TASK OBJECTIVE:
Work out how many lines in the listing below include the word "matplotlib". Give nothing but the number.

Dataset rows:
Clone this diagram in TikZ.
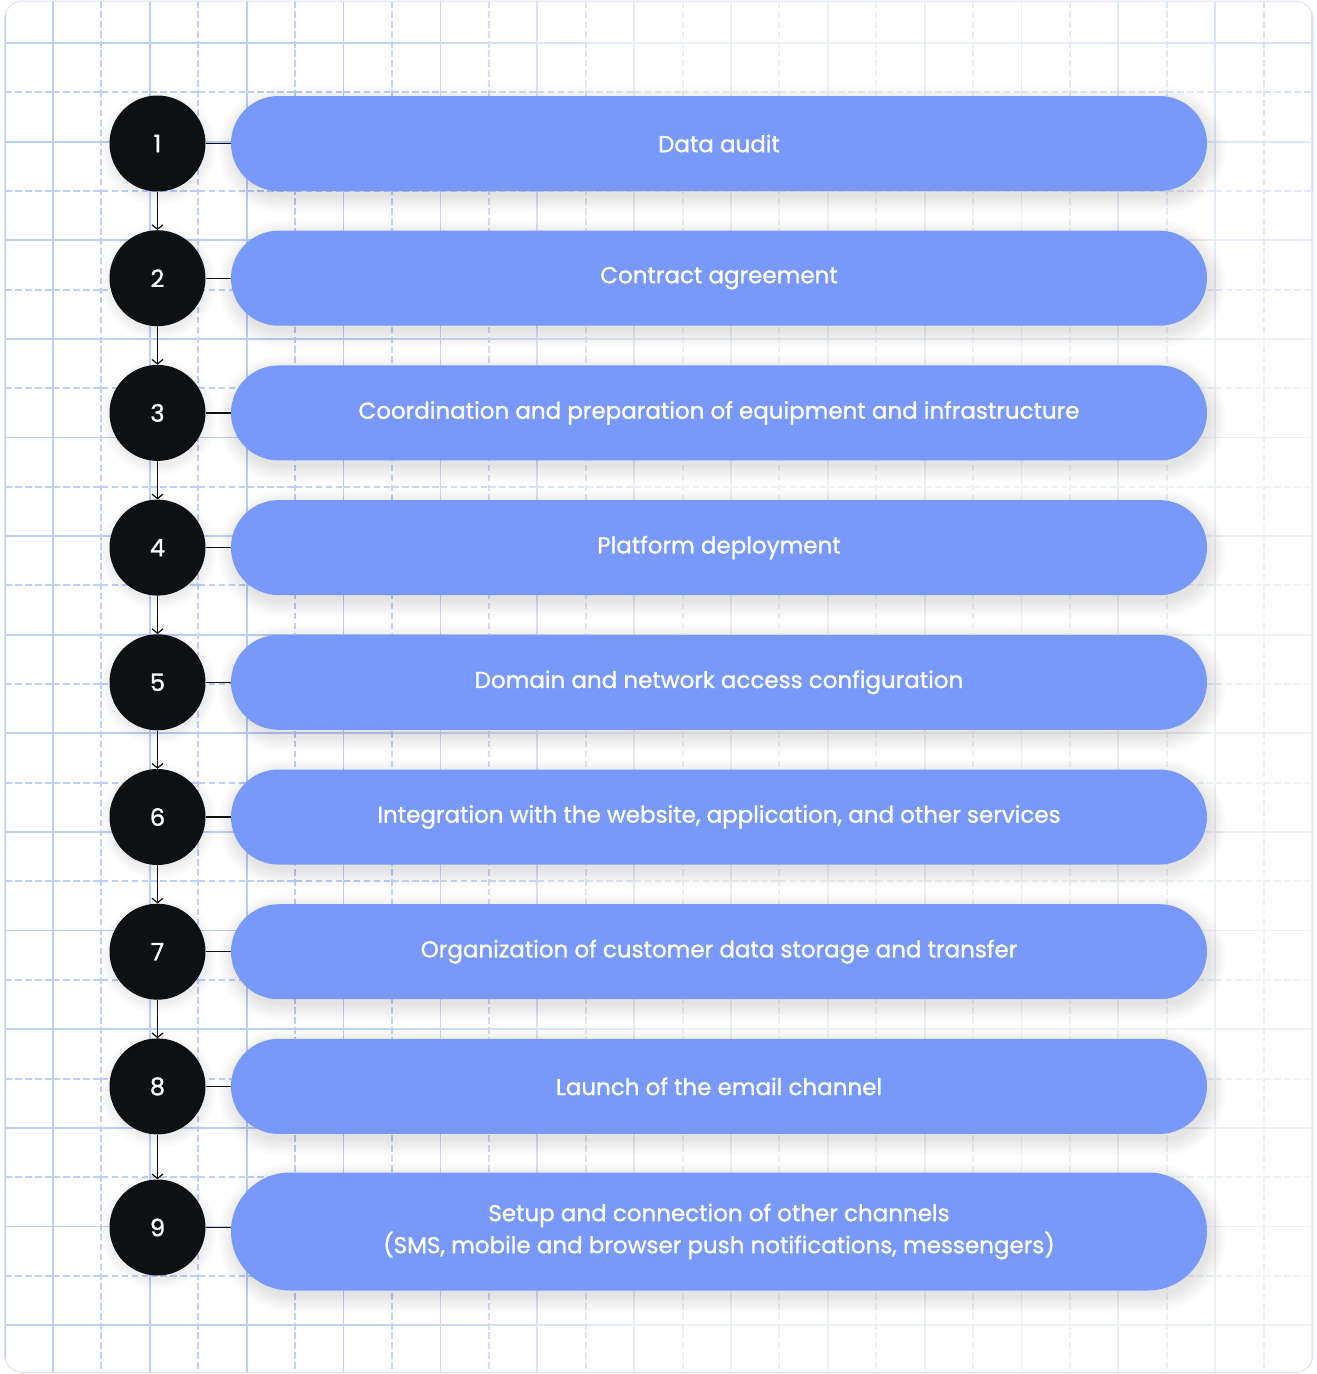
\documentclass[tikz,border=0pt]{standalone}
\usepackage{fontspec}
\setmainfont{Poppins}
\newfontfamily\medfont{Poppins}[FakeBold=1.1]
\usetikzlibrary{arrows.meta}
\definecolor{gridblue}{HTML}{BDCFFA}
\definecolor{gridgray}{HTML}{EDF0F5}
\definecolor{pillblue}{HTML}{7899FA}
\definecolor{dotblack}{HTML}{0E1114}
\definecolor{framecol}{HTML}{DCE2F0}
\begin{document}
\begin{tikzpicture}[x=1pt,y=-1pt,
  gridsolid/.style={line width=1.8pt},
  griddash/.style={line width=2pt, dash pattern=on 6.5pt off 3.5pt},
  stepnum/.style={circle, fill=dotblack, minimum size=96pt, inner sep=0pt, text=white,
    font=\medfont\fontsize{24}{24}\selectfont},
  pillbox/.style={rectangle, rounded corners=47.5pt, fill=pillblue, minimum width=976pt,
    minimum height=95pt, inner sep=0pt, text=white, align=center,
    font=\medfont\fontsize{23}{32}\selectfont},
  tallpill/.style={pillbox, rounded corners=59pt, minimum height=118pt},
  shadowlayer/.style={fill=black, opacity=0.011},
  link/.style={line width=1.2pt, draw=dotblack},
  flowarrow/.style={line width=1.2pt, draw=dotblack, -{Straight Barb[length=4.5pt,width=11pt]}}
]
\useasboundingbox (0,0) rectangle (1317,1374);
\fill[white] (0,0) rectangle (1317,1374);
\begin{scope}
\clip[rounded corners=18pt] (4.5,1) rectangle (1313,1372.5);
% horizontal lines
\foreach \i in {0,...,13}{
  \foreach \j in {0,...,26}{
    \pgfmathsetmacro\xa{5+48.425*\j}
    \pgfmathsetmacro\xb{\xa+48.425}
    \pgfmathsetmacro\xm{\xa+24.2}
    \pgfmathsetmacro\ys{43+98.62*\i}
    \pgfmathsetmacro\yd{92.3+98.62*\i}
    \pgfmathsetmacro\sa{max(0,min(100,(680-\xm)/3.4))}
    \pgfmathsetmacro\sb{max(0,50*(1-veclen((\xm-1317)/100,\ys/100)/3.6))}
    \pgfmathsetmacro\sc{min(100,\sa+\sb)}
    \pgfmathsetmacro\sd{max(0,50*(1-veclen((\xm-1317)/100,\yd/100)/3.6))}
    \pgfmathsetmacro\se{min(100,\sa+\sd)}
    \draw[gridsolid, color=gridblue!\sc!gridgray] (\xa,\ys) -- (\xb,\ys);
    \draw[griddash, color=gridblue!\se!gridgray] (\xa,\yd) -- (\xb,\yd);
  }
}
% vertical lines
\foreach \i in {-1,0,...,13}{
  \foreach \j in {0,...,27}{
    \pgfmathsetmacro\ya{1+49.31*\j}
    \pgfmathsetmacro\yb{\ya+49.31}
    \pgfmathsetmacro\ym{\ya+24.6}
    \pgfmathsetmacro\xs{53+96.85*\i}
    \pgfmathsetmacro\xd{101.4+96.85*\i}
    \pgfmathsetmacro\sa{max(0,min(100,(680-\xs)/3.4))}
    \pgfmathsetmacro\sb{max(0,50*(1-veclen((\xs-1317)/100,\ym/100)/3.6))}
    \pgfmathsetmacro\sc{min(100,\sa+\sb)}
    \pgfmathsetmacro\sf{max(0,min(100,(680-\xd)/3.4))}
    \pgfmathsetmacro\sd{max(0,50*(1-veclen((\xd-1317)/100,\ym/100)/3.6))}
    \pgfmathsetmacro\se{min(100,\sf+\sd)}
    \ifnum\i=-1
      \draw[gridsolid, color=gridblue] (5,\ya) -- (5,\yb);
    \else
      \draw[gridsolid, color=gridblue!\sc!gridgray] (\xs,\ya) -- (\xs,\yb);
      \ifnum\i<13
        \draw[griddash, color=gridblue!\se!gridgray] (\xd,\ya) -- (\xd,\yb);
      \fi
    \fi
  }
}
\end{scope}
\draw[framecol, line width=1pt, rounded corners=18pt] (4.5,1) rectangle (1313,1372.5);

% soft shadows
\foreach \yc/\h in {143.5/95,278.2/95,412.9/95,547.6/95,682.3/95,817/95,951.7/95,1086.4/95,1231.5/118}{
  \foreach \r in {0,2,...,16}{
    \pgfmathsetmacro\rc{\h/2+\r}
    \fill[shadowlayer, rounded corners=\rc pt]
      (231+3-\r,\yc-\h/2+6-\r) rectangle (1207+3+\r,\yc+\h/2+6+\r);
  }
}
\foreach \yc in {143.5,278.2,412.9,547.6,682.3,817,951.7,1086.4,1227.5}{
  \foreach \r in {0,2,...,10}{
    \fill[shadowlayer] (158.5,\yc+4) circle[radius=48+\r];
  }
}

% pills
\node[pillbox] (p1) at (719,143.5) {Data audit};
\node[pillbox] (p2) at (719,278.2) {Contract agreement};
\node[pillbox] (p3) at (719,412.9) {Coordination and preparation of equipment and infrastructure};
\node[pillbox] (p4) at (719,547.6) {Platform deployment};
\node[pillbox] (p5) at (719,682.3) {Domain and network access configuration};
\node[pillbox] (p6) at (719,817) {Integration with the website, application, and other services};
\node[pillbox] (p7) at (719,951.7) {Organization of customer data storage and transfer};
\node[pillbox] (p8) at (719,1086.4) {Launch of the email channel};
\node[tallpill] (p9) at (719,1231.5) {Setup and connection of other channels\\(SMS, mobile and browser push notifications, messengers)};

% circles
\node[stepnum] (c1) at (157.5,143.5) {1};
\node[stepnum] (c2) at (157.5,278.2) {2};
\node[stepnum] (c3) at (157.5,412.9) {3};
\node[stepnum] (c4) at (157.5,547.6) {4};
\node[stepnum] (c5) at (157.5,682.3) {5};
\node[stepnum] (c6) at (157.5,817) {6};
\node[stepnum] (c7) at (157.5,951.7) {7};
\node[stepnum] (c8) at (157.5,1086.4) {8};
\node[stepnum] (c9) at (157.5,1227.5) {9};

% connectors
\foreach \k in {1,...,8}{
  \draw[link] (c\k) -- (p\k);
}
\draw[link] (c9.east) -- (c9.east -| p9.west);
\foreach \k/\n in {1/2,2/3,3/4,4/5,5/6,6/7,7/8,8/9}{
  \draw[flowarrow] (c\k) -- (c\n);
}
\end{tikzpicture}
\end{document}
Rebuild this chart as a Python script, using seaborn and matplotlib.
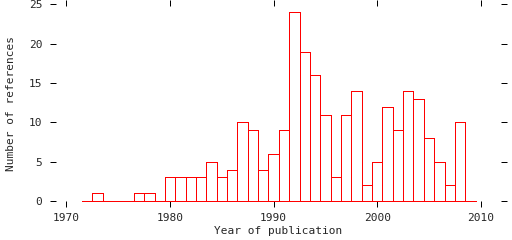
import matplotlib
matplotlib.use("Agg")
import matplotlib.pyplot as plt
import seaborn as sns
import pandas as pd

years = list(range(1972, 2010))
counts = [0, 1, 0, 0, 0, 1, 1, 0, 3, 3, 3, 3, 5, 3, 4, 10, 9, 4, 6, 9,
          24, 19, 16, 11, 3, 11, 14, 2, 5, 12, 9, 14, 13, 8, 5, 2, 10, 0]
x_ticks = [1970, 1980, 1990, 2000, 2010]
y_ticks = [0, 5, 10, 15, 20, 25]
x_label = "Year of publication"
y_label = "Number of references"

sns.set_style("white")
plt.rcParams['font.family'] = ['DejaVu Sans Mono', 'DejaVu Sans']
plt.rcParams['patch.antialiased'] = False
plt.rcParams['lines.antialiased'] = False

df = pd.DataFrame({"year": years, "count": counts})

fig = plt.figure(figsize=(5.12, 2.40), dpi=100)
ax = fig.add_axes([50/512, 33/240, 457/512, 207/240])

sns.histplot(data=df, x="year", weights="count", discrete=True, fill=False,
             element="bars", color="#ff0000", linewidth=0.72, ax=ax)

ax.set_xlim(1968.41, 2012.53)
ax.set_ylim(-0.76, 25.57)
ax.set_xticks(x_ticks)
ax.set_yticks(y_ticks)
for s in ax.spines.values():
    s.set_visible(False)
ax.tick_params(direction='in', top=True, right=True, bottom=True, left=True,
               length=4.3, width=0.72, color='black', labelsize=8,
               labeltop=False, labelright=False)
ax.tick_params(axis='x', pad=4.5)
ax.tick_params(axis='y', pad=5.5)
ax.set_xlabel(x_label, fontsize=8, labelpad=2)
ax.set_ylabel(y_label, fontsize=8, labelpad=9)
ax.grid(False)

fig.savefig("out.png", dpi=100)
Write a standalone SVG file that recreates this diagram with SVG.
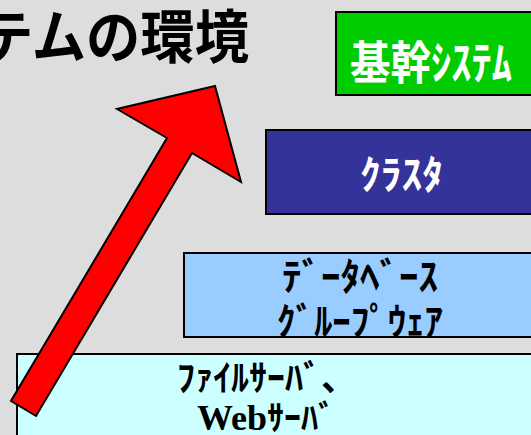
<svg xmlns="http://www.w3.org/2000/svg" width="531" height="435" viewBox="0 0 531 435">
<style>
.box{stroke:#000;stroke-width:2}
.jp{font-family:"Noto Sans CJK JP","Noto Sans",sans-serif;font-weight:bold;text-anchor:middle}
.w{fill:#fff}
.k{fill:#000}
</style>
<rect x="0" y="0" width="531" height="435" fill="#DDDDDD"/>
<g id="title">
<text class="jp k" x="249" y="58" font-size="58" style="text-anchor:end" textLength="270" lengthAdjust="spacingAndGlyphs">テムの環境</text>
</g>
<g id="node-kikan">
<rect class="box" x="336" y="12" width="210" height="83" fill="#00CC00"/>
<text class="jp w" x="431" y="79" font-size="46" textLength="162" lengthAdjust="spacingAndGlyphs">基幹ｼｽﾃﾑ</text>
</g>
<g id="node-cluster">
<rect class="box" x="266" y="130" width="280" height="84" fill="#333399"/>
<text class="jp w" x="401.5" y="189" font-size="40" textLength="83" lengthAdjust="spacingAndGlyphs">ｸﾗｽﾀ</text>
</g>
<g id="node-db">
<rect class="box" x="184" y="253" width="360" height="84" fill="#99CCFF"/>
<text class="jp k" x="360" y="290" font-size="38" textLength="156" lengthAdjust="spacingAndGlyphs">ﾃﾞｰﾀﾍﾞｰｽ</text>
<text class="jp k" x="360" y="335" font-size="38" textLength="166" lengthAdjust="spacingAndGlyphs">ｸﾞﾙｰﾌﾟｳｪｱ</text>
</g>
<g id="node-server">
<rect class="box" x="17" y="354" width="530" height="100" fill="#CCFFFF"/>
<text class="jp k" x="267" y="391" font-size="36" textLength="180" lengthAdjust="spacingAndGlyphs">ﾌｧｲﾙｻｰﾊﾞ、</text>
<text x="197" y="430" font-size="36" fill="#000"><tspan font-family="Liberation Serif, serif" font-weight="bold">Web</tspan><tspan font-family="Noto Sans CJK JP, sans-serif" font-weight="bold" font-size="34">ｻｰﾊﾞ</tspan></text>
</g>
<g id="connectors">
<polygon points="215,86 241,182 192,153 36,416 11,401 167,138 117,109" fill="#FF0000" stroke="#000" stroke-width="2" stroke-linejoin="miter"/>
</g>
</svg>
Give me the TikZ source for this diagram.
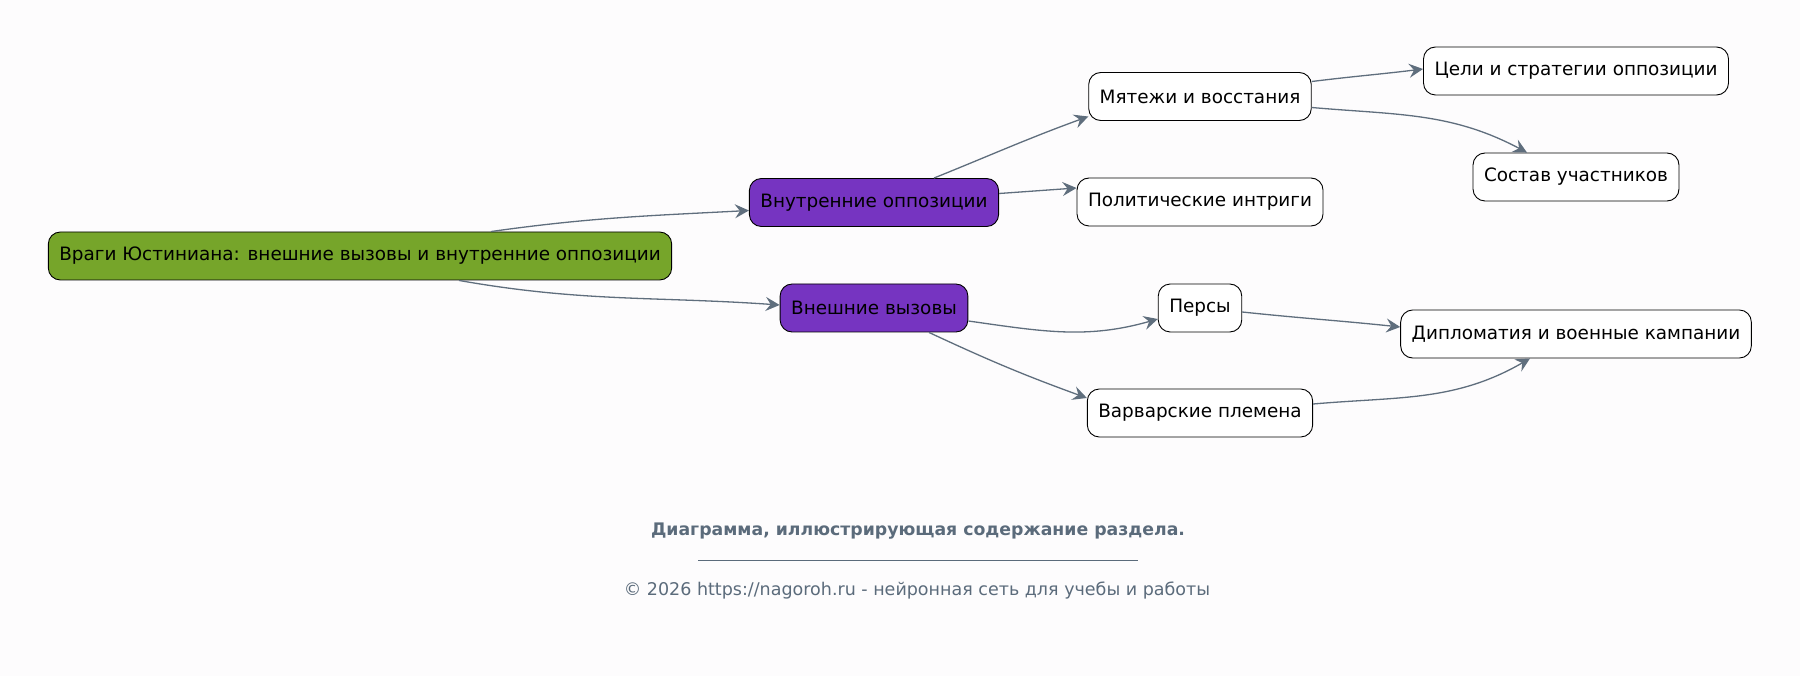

COMPLETE ANSWER:
4